I have the weekend off.. and several options for fun.

my dog is the cutest and she loves me unconditionally.

photography class started again tonight.. thumbs up.

my family and friends amaze me on the daily with their level of awesomeness and degree of hilarity.

this week when the sun has been out and it gets warm in my car, I have glimpses of the summer that’s coming. and when “Boys of Summer” comes on while I drive home from work in my stunnas, I get a moment of summery bliss and it makes me smile all over.

I laughed a lot today.

Brown won Massachusetts.

it could be worse.

I know, this is kind of a lot like my last post, but… meh. it was the best way to update you on my situation. plus I think in random fragments. I was simply being representative of the thought stream. kthanks.

currently rocking out to: “Liar, Liar” by A Fine Frenzy

goooooooooooooooooooooaaaaaaaaaaaaaaaaaaaaal!

well. shall I point out the obvious again and apologize for how bitter my last post was?

…after considering it, I think not.
for 2 reasons:

1. this is my blog. I do what I want.

2. that’s actually how I feel. so I’m not gonna put up a front of happy shiny perfection, because that’s not what life has been like lately. and sometimes that’s how it goes, so it’s ok.

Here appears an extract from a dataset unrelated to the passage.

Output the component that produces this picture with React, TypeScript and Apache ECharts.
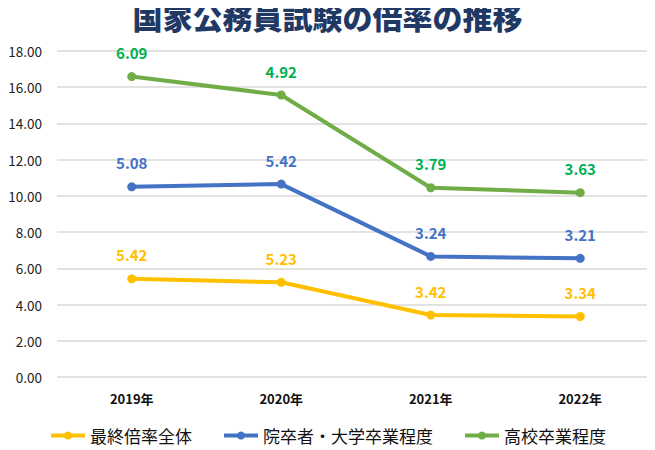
import React, { useEffect, useRef } from "react";
import * as echarts from "echarts";

const categories = ["2019年", "2020年", "2021年", "2022年"];
const overall = [5.42, 5.23, 3.42, 3.34];
const graduate = [5.08, 5.42, 3.24, 3.21];
const highSchool = [6.09, 4.92, 3.79, 3.63];
const seriesNames = ["最終倍率全体", "院卒者・大学卒業程度", "高校卒業程度"];

const JP = '"Noto Sans CJK JP", "Noto Sans", sans-serif';

export default function App() {
  const ref = useRef<HTMLDivElement>(null);
  useEffect(() => {
    if (!ref.current) return;
    const chart = echarts.init(ref.current, null, { renderer: "svg" });
    const mk = (name: string, data: number[], lineColor: string, labelColor: string) => ({
      name,
      type: "line",
      stack: "total",
      data,
      symbol: "circle",
      symbolSize: 9,
      lineStyle: { width: 4, color: lineColor },
      itemStyle: { color: lineColor },
      label: {
        show: true,
        position: "top",
        distance: 12,
        color: labelColor,
        fontSize: 15,
        fontWeight: "bold",
        fontFamily: JP,
        formatter: (p: any) => Number(p.value).toFixed(2),
      },
    });
    chart.setOption({
      animation: false,
      title: {
        text: "国家公務員試験の倍率の推移",
        left: "center",
        top: -4,
        textStyle: { fontSize: 30, fontWeight: 900, color: "#1F3864", fontFamily: JP },
      },
      grid: { left: 57, right: -2, top: 51, height: 326 },
      xAxis: {
        type: "category",
        data: categories,
        boundaryGap: true,
        axisLine: { show: false },
        axisTick: { show: false },
        axisLabel: { color: "#111", fontSize: 13, fontWeight: "bold", fontFamily: JP, margin: 15 },
      },
      yAxis: {
        type: "value",
        min: 0,
        max: 18,
        interval: 2,
        axisLine: { show: false },
        axisTick: { show: false },
        splitLine: { lineStyle: { color: "#d9d9d9", width: 1.5 } },
        axisLabel: {
          color: "#222",
          fontSize: 13.5,
          fontFamily: JP,
          margin: 15,
          formatter: (v: number) => v.toFixed(2),
        },
      },
      legend: {
        bottom: 1,
        left: "center",
        itemWidth: 34,
        itemHeight: 10,
        itemGap: 30,
        lineStyle: { width: 4 },
        textStyle: { fontSize: 17, color: "#111", fontFamily: JP },
        data: seriesNames,
      },
      series: [
        mk(seriesNames[0], overall, "#FFC000", "#FFC000"),
        mk(seriesNames[1], graduate, "#4472C4", "#4472C4"),
        mk(seriesNames[2], highSchool, "#70AD47", "#00B050"),
      ],
    });
    return () => chart.dispose();
  }, []);
  return <div ref={ref} style={{ width: 655, height: 450, marginLeft: -8, marginTop: -8 }} />;
}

(sidenote: sometimes I just want to vent my whole hot conflicted gut mess here and I wonder if I should consider restricting the viewers of my blog  or if I should have made it anonymous, but it’s too late for that ish. you know who I am. and I hate the  private blog hassle. so, I’ll stick to venting the most personal stuff in other areas, even though it would be convenient here. I know, I know.. everyone wants to hear the most juicy stories, but I can’t risk posting stuff like that on a public internet site. sorry kidlets.)

ANYway. my point in writing to you today is to share with you my goals for 2010.. because it is time to start anew. complete upheaval of everything you thought and planned has a way of spinning you. and it seems like everybody lately is oh so positive about life and a new year. I’m not gonna lie, I mostly liked 2009. I consider December to be its own entity entirely. but overall, the year after my mission treated me kindly. and now it’s time to figure out what’s up with me in a new decade. weird. it’s 2010? no freaking way.

Item 1: learn good posture. (seriously. I need to stop with the slumpies, especially when I sit. I know it’ll make me real tall and intimidating and everything, but it’s just good business.. for my back.)
Item 2: go to Europe. this is my lifelong dream. London screams my name. this needs to happen oh. so. bad. now. while I am so conveniently single. because we all know time and freedom do not multiply exponentially with age.
Item 3: forgive. purge hate. move past it and emerge cleansed and beautified.
Item 4: go to Vegas w/the girls, Wendover (for B-B-B-Boyz II Men!), and Hawaii (for Nonoa’s graduation and whatever else). I know. traveling is big on my list this year. and Florida to visit my mission would be fab tambien. oh and Chicago. kthanks. (my bank account might say that I have to restrict it to one big trip this year, but we shall see.)
Item 5: before this traveling happens.. pay off my Mac Daddy. (a.k.a. my lovely computer)
Item 6: find a new job.
Item 7: start cello lessons.
Item 8: use my Spanish scriptures in daily scripture study.
Item 9: less Facebook, more reading.
Item 10: try not to hate guys and anything related to dating. 🙂

it’s gonna be this kind of a year… the kind where I wear ties on my head just because I want to.
(I love that photo that my friend Colb took. he’s a super talented photographer, so y’all should check him out and employ him. but I’m not gonna lie, at first I didn’t recognize myself when I came across it.)

with love,
Aubrey

my pants are on the line.

I’m gonna lose 25 pounds by January.

because as of yesterday, I am in a contest with my friend, Cale.. and it is ON LIKE DONKEY KONG.
he’s trying to bulk up 25 in muscle, and I’m trying to drop 25 and streamline my girlish figure. whoever gets closest to the goal by January 1st has to buy the other person pants.
yep.
rules: no HCG, no anorexia, no bulimia, no steroids, no lipo.

awesome.
I am now strictly monitoring caloric intake and back to workouts on the daily.
I love competitive motivation.
..and I hope his wallet is ready to clothe my gams when they’re super fierce. muahaha.